Generic Text File Import
If you have data in a non-standard format then you can use the generic
text file import tool to bring it into SeqMonk. You can import multiple
files at the same time as long as they all use exactly the same format.
The only restrictions on the import are:
- Each file should contain data for only one sample
- The file must be a plain text file (not a binary file such as a .doc or .xls)
- The fields in the file must be separated by a delimiting character (tab, space or comma)
- The file must contain a chromosome name and a start and end point. It can optionally include a strand or a count
If your data satisfies these constraints then you can import it into
SeqMonk.
Once you have selected the files you want to import you will see a screen which
looks like this:
The values you need to set are all contained in the drop down boxes on the
right.
-
Column Delimiter: This is the character used to separate the fields in your file.
- Start At Row: Set this to the row number of the first line of actual data. This
lets you remove any headers from your file.
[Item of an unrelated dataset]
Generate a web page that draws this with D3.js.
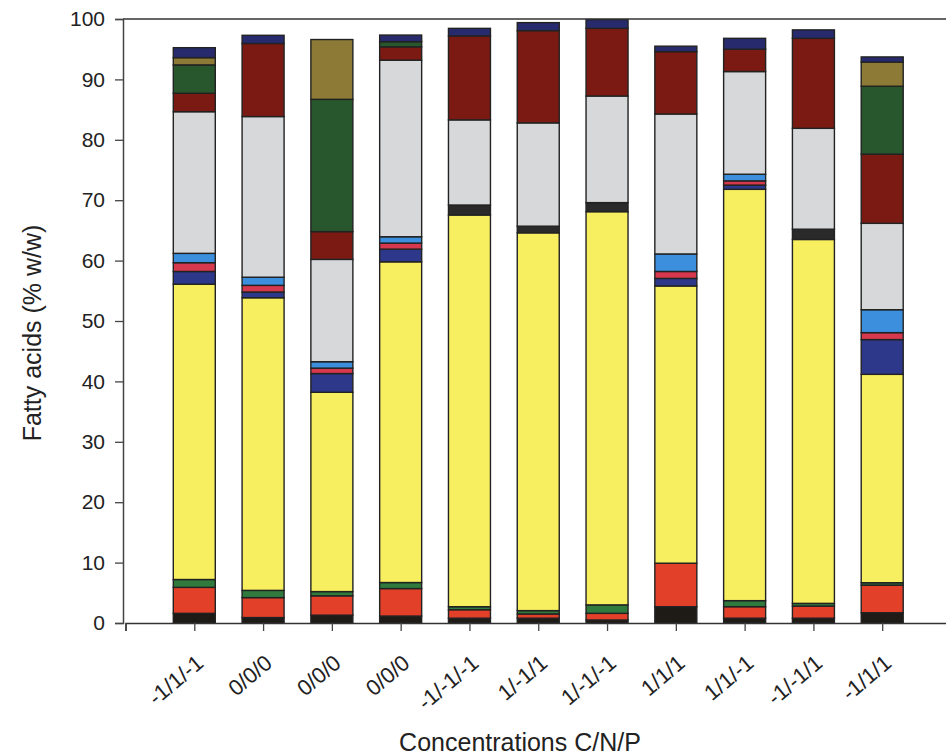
<!DOCTYPE html>
<html>
<head>
<meta charset="utf-8">
<script src="https://cdn.jsdelivr.net/npm/d3@7"></script>
<style>
  html, body { margin: 0; padding: 0; background: #fff; }
  svg { display: block; font-family: "Liberation Sans", Arial, Helvetica, sans-serif; }
</style>
</head>
<body>
<svg id="chart" width="946" height="756"></svg>
<script>
// Culture conditions (C/N/P levels), one stacked bar each
const categories = ["-1/1/-1", "0/0/0", "0/0/0", "0/0/0", "-1/-1/-1", "1/-1/1",
                    "1/-1/-1", "1/1/1", "1/1/-1", "-1/-1/1", "-1/1/1"];

// Fatty acid fractions (% w/w), stacked from the bottom up
const fa1  = [1.6, 0.9, 1.3, 1.15, 0.8, 0.8, 0.5, 2.7, 0.8, 0.8, 1.7];
const fa2  = [4.3, 3.3, 3.2, 4.55, 1.4, 0.7, 1.1, 7.2, 1.9, 2.0, 4.57];
const fa3  = [1.3, 1.2, 0.7, 1.0, 0.5, 0.55, 1.4, 0, 1.0, 0.45, 0.4];
const fa4  = [48.9, 48.45, 33.0, 53.1, 64.85, 62.55, 65.1, 45.9, 68.1, 60.25, 34.5];
const fa5  = [2.1, 0.95, 3.1, 2.1, 0, 0, 0, 1.25, 0.7, 0, 5.75];
const fa6  = [0, 0, 0, 0, 1.65, 1.1, 1.5, 0, 0, 1.7, 0];
const fa7  = [1.45, 1.1, 0.9, 1.0, 0, 0, 0, 1.15, 0.7, 0, 1.15];
const fa8  = [1.55, 1.35, 1.06, 1.05, 0, 0, 0, 2.9, 1.1, 0, 3.8];
const fa9  = [23.45, 26.6, 16.94, 29.24, 14.1, 17.1, 17.65, 23.17, 17.0, 16.7, 14.3];
const fa10 = [3.05, 12.1, 4.6, 2.2, 13.9, 15.27, 11.2, 10.33, 3.7, 14.9, 11.45];
const fa11 = [4.7, 0, 21.9, 0.85, 0, 0, 0, 0, 0, 0, 11.25];
const fa12 = [1.2, 0, 9.9, 0, 0, 0, 0, 0, 0, 0, 4.0];
const fa13 = [1.65, 1.35, 0, 1.1, 1.25, 1.33, 1.45, 0.9, 1.8, 1.4, 0.85];

const seriesValues = [fa1, fa2, fa3, fa4, fa5, fa6, fa7, fa8, fa9, fa10, fa11, fa12, fa13];
const seriesColors = ["#1e1a16", "#e3402a", "#2f7a3c", "#f7ee60", "#2d388a", "#2a2a2a",
                      "#d6384e", "#3b8fdc", "#d6d8da", "#7a1a12", "#28562d", "#8c7a36", "#272b6e"];

const yTicks = [0, 10, 20, 30, 40, 50, 60, 70, 80, 90, 100];

// Build rows for d3.stack
const keys = seriesValues.map((_, i) => "s" + i);
const rows = categories.map((c, j) => {
  const r = { idx: j + 1, label: c };
  seriesValues.forEach((arr, i) => { r[keys[i]] = arr[j]; });
  return r;
});
const stacked = d3.stack().keys(keys)(rows);

const svg = d3.select("#chart");
const axisX = 123, plotLeft = 125.5, plotTop = 19, plotBottom = 623, plotRight = 951;

const x = d3.scaleLinear().domain([0, 12]).range([plotLeft, plotRight]);
const y = d3.scaleLinear().domain([0, 100]).range([plotBottom, plotTop]);
const barW = 42;

// Bars
const g = svg.append("g");
stacked.forEach((layer, i) => {
  g.selectAll(null)
    .data(layer.filter(d => d[1] - d[0] > 0))
    .enter().append("rect")
    .attr("x", d => x(d.data.idx) - barW / 2)
    .attr("y", d => y(d[1]))
    .attr("width", barW)
    .attr("height", d => y(d[0]) - y(d[1]))
    .attr("fill", seriesColors[i])
    .attr("stroke", "#222")
    .attr("stroke-width", 1.4);
});

// Frame: top line
svg.append("line")
  .attr("x1", axisX).attr("x2", 946).attr("y1", plotTop).attr("y2", plotTop)
  .attr("stroke", "#333").attr("stroke-width", 1.6);

// Y axis
const yAxis = svg.append("g")
  .attr("transform", `translate(${axisX},0)`)
  .call(d3.axisLeft(y).tickValues(yTicks).tickSize(8).tickPadding(10));
yAxis.select(".domain").attr("stroke", "#444").attr("stroke-width", 1.5);
yAxis.selectAll(".tick line").attr("stroke", "#444").attr("stroke-width", 1.3);
yAxis.selectAll(".tick text")
  .attr("font-size", 21).attr("fill", "#222")
  .attr("font-family", "'Liberation Sans', Arial, sans-serif");

// X axis
const xAxis = svg.append("g")
  .attr("transform", `translate(0,${plotBottom})`)
  .call(d3.axisBottom(x).tickValues(d3.range(0, 12)).tickSize(8)
        .tickFormat(v => v === 0 ? "" : categories[v - 1]));
xAxis.select(".domain").attr("stroke", "#333").attr("stroke-width", 1.6);
xAxis.selectAll(".tick line").attr("stroke", "#444").attr("stroke-width", 1.3);
xAxis.selectAll(".tick text")
  .attr("font-size", 22).attr("fill", "#222")
  .attr("font-family", "'Liberation Sans', Arial, sans-serif")
  .attr("text-anchor", "end")
  .attr("dy", 0)
  .attr("transform", "translate(3,34) rotate(-40)");

// Axis titles
svg.append("text")
  .attr("x", 520).attr("y", 751)
  .attr("text-anchor", "middle")
  .attr("font-size", 25).attr("fill", "#222")
  .text("Concentrations C/N/P");

svg.append("text")
  .attr("transform", "translate(41,333) rotate(-90)")
  .attr("text-anchor", "middle")
  .attr("font-size", 25).attr("fill", "#222")
  .text("Fatty acids (% w/w)");
</script>
</body>
</html>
- Chr Col: The column containing the chromosome information. This can be a raw
chromosome name or a name starting with chr followed by the chromosome name.
- Start / End Col: The start and end points for the read. It doesn't matter if
the end is lower than the start as SeqMonk will reverse them automatically.
- Strand Col: This column is optional so you can leave it unset. The parser
understands '+', '1', or 'FF' for forward strand and '-', '-1' or 'RF' for reverse strand.
- Count Col: This column is optional so you can leave it unset. This column can contain a count
value so that the read specified will be duplicated this number of times.
Once you've set your options you just press the import button to import your data.
Your samples will be named after the files from which they came.